#### [Objective]
Your answer should be one number: the count of lines in these entries that hold the word "this".

#### [Records supplied]

::::

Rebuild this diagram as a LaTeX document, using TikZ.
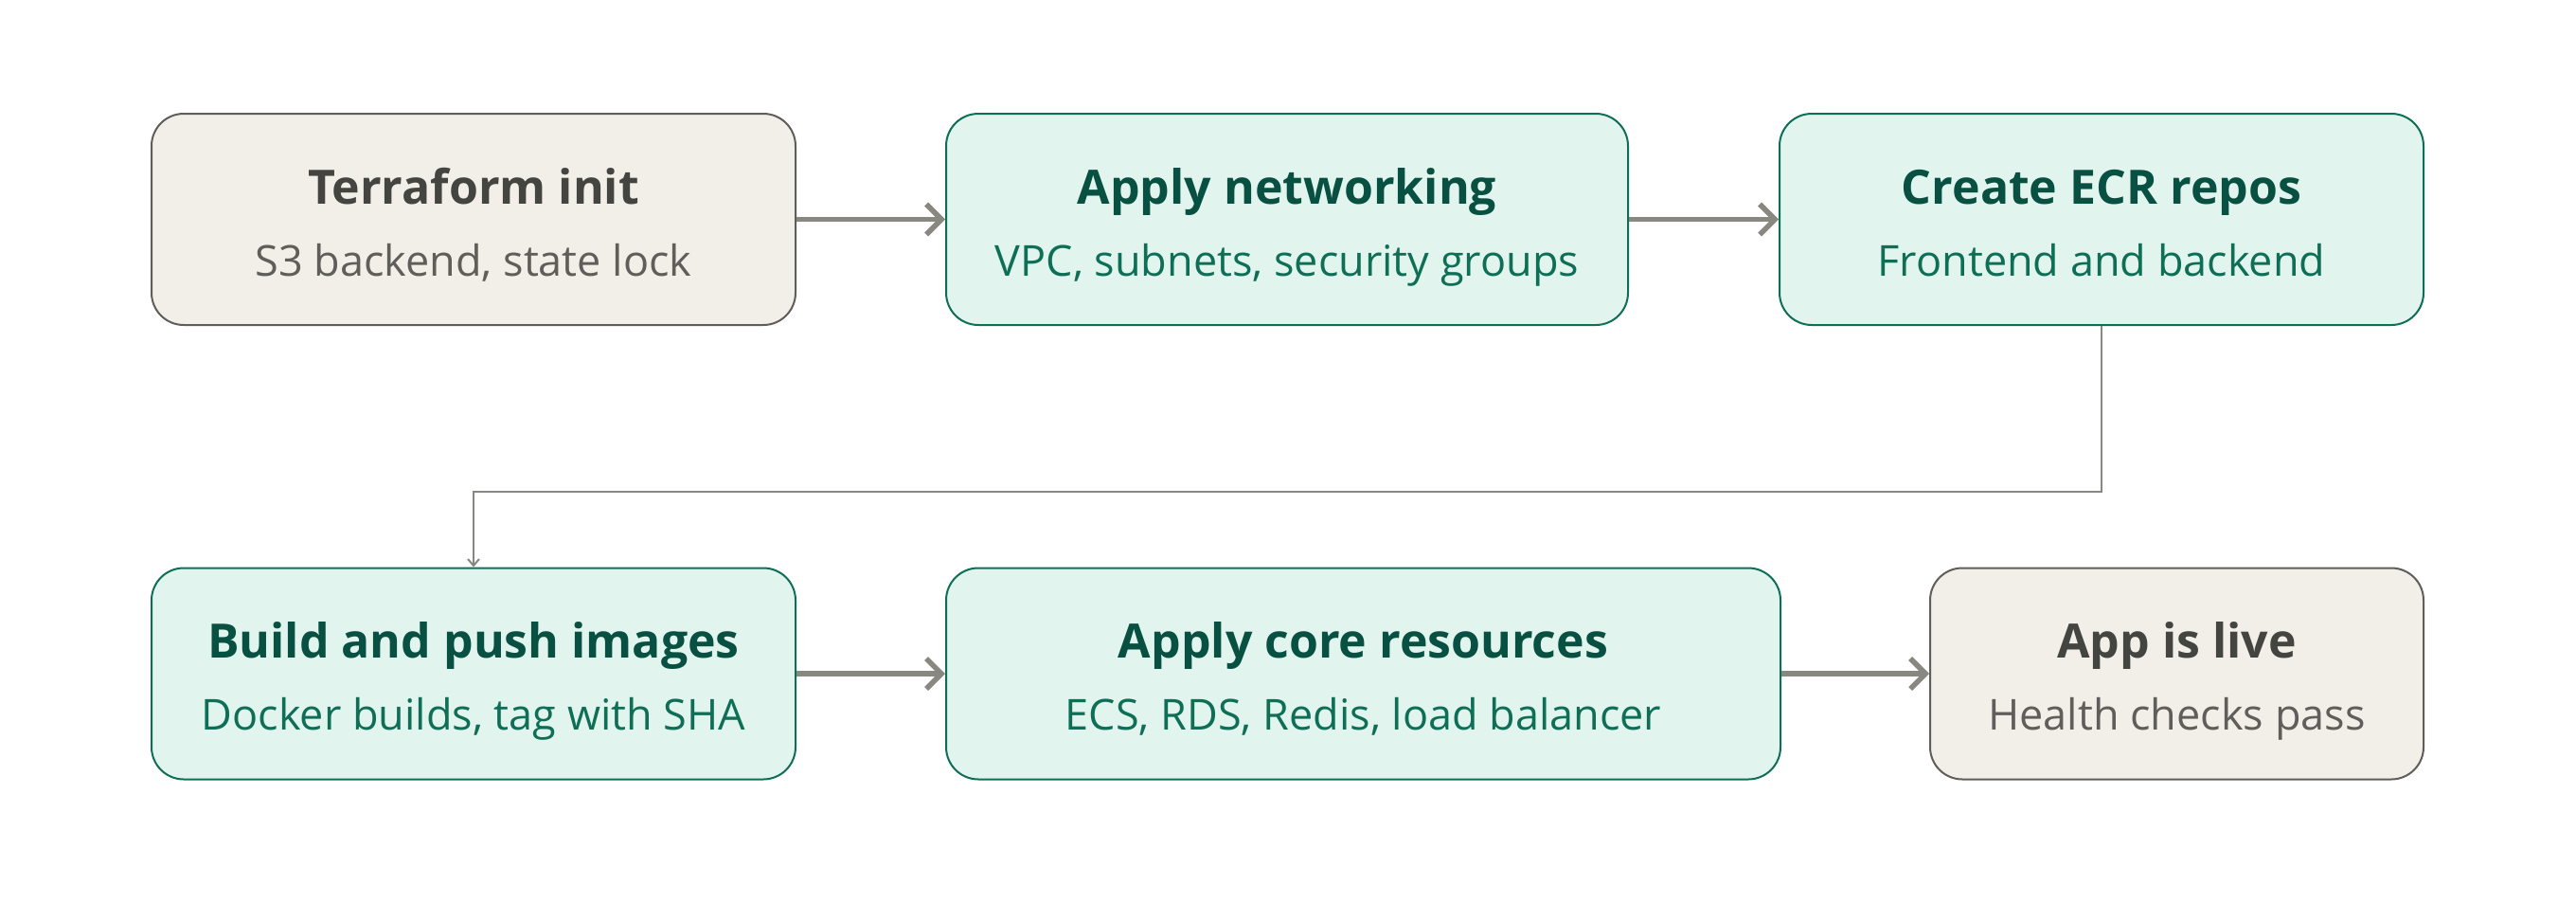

::::

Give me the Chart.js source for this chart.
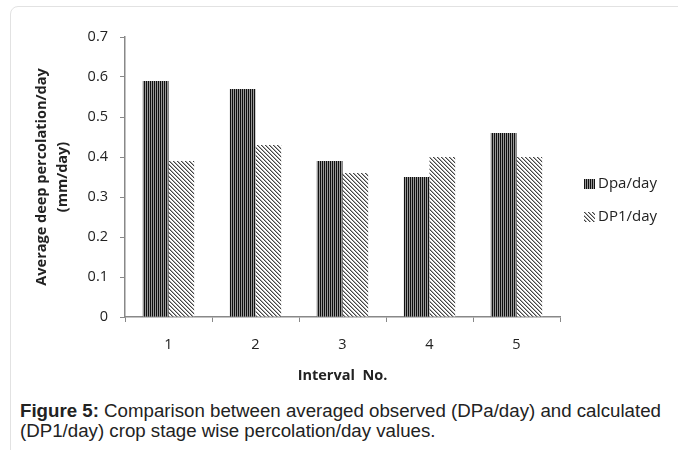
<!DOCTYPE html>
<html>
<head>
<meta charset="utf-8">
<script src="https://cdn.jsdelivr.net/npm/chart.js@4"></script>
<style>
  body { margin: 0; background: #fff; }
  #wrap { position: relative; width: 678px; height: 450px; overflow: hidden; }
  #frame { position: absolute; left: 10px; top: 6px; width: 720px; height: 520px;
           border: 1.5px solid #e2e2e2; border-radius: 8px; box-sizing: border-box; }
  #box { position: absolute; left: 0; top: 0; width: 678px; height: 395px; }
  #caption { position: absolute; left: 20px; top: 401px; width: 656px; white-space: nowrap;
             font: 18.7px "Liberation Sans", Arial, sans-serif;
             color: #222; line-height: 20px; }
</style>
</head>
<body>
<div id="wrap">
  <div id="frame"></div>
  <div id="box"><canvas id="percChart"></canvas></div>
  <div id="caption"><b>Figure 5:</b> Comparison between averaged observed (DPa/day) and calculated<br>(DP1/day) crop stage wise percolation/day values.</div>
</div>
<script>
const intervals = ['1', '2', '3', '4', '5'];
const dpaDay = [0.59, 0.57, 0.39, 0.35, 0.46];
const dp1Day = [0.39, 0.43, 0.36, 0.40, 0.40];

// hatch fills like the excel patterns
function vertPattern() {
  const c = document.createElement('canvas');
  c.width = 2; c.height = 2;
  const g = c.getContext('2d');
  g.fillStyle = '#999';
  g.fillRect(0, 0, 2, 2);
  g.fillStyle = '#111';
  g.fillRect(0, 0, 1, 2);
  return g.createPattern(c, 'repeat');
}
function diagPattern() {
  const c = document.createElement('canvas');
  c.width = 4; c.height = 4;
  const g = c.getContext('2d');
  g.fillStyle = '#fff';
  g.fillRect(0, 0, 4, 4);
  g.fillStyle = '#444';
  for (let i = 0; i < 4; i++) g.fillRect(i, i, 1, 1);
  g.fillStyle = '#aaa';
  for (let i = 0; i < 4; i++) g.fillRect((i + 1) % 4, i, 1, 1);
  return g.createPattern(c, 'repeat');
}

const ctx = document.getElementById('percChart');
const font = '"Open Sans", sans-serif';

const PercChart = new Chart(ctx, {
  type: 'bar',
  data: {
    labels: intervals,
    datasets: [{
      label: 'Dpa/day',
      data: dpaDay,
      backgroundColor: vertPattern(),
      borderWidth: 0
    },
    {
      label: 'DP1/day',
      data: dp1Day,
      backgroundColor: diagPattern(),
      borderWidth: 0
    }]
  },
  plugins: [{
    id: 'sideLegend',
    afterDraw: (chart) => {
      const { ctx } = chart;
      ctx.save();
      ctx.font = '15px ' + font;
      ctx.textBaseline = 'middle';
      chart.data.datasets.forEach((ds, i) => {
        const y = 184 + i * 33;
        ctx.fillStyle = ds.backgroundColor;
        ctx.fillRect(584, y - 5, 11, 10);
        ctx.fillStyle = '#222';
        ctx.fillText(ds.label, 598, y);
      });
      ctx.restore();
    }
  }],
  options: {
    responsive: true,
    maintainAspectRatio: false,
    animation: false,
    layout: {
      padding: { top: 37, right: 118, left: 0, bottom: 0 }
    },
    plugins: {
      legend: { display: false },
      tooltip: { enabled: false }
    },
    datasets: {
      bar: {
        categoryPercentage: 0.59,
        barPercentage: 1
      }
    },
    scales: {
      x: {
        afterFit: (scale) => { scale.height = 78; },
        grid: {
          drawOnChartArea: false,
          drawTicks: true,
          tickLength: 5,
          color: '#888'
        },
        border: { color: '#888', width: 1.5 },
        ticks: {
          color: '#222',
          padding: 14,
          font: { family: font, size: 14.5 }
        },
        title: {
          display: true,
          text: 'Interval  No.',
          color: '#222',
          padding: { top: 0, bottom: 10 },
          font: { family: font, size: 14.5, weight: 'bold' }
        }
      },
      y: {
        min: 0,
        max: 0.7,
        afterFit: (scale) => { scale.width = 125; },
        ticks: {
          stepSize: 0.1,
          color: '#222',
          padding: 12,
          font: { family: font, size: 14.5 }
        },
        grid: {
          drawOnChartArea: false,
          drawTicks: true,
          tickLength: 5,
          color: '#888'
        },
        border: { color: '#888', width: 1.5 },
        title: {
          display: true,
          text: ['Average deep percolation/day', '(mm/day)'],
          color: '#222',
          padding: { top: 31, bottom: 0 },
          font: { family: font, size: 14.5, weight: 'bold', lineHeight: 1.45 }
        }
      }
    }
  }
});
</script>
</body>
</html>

::::

#### [Solution to the problem]
2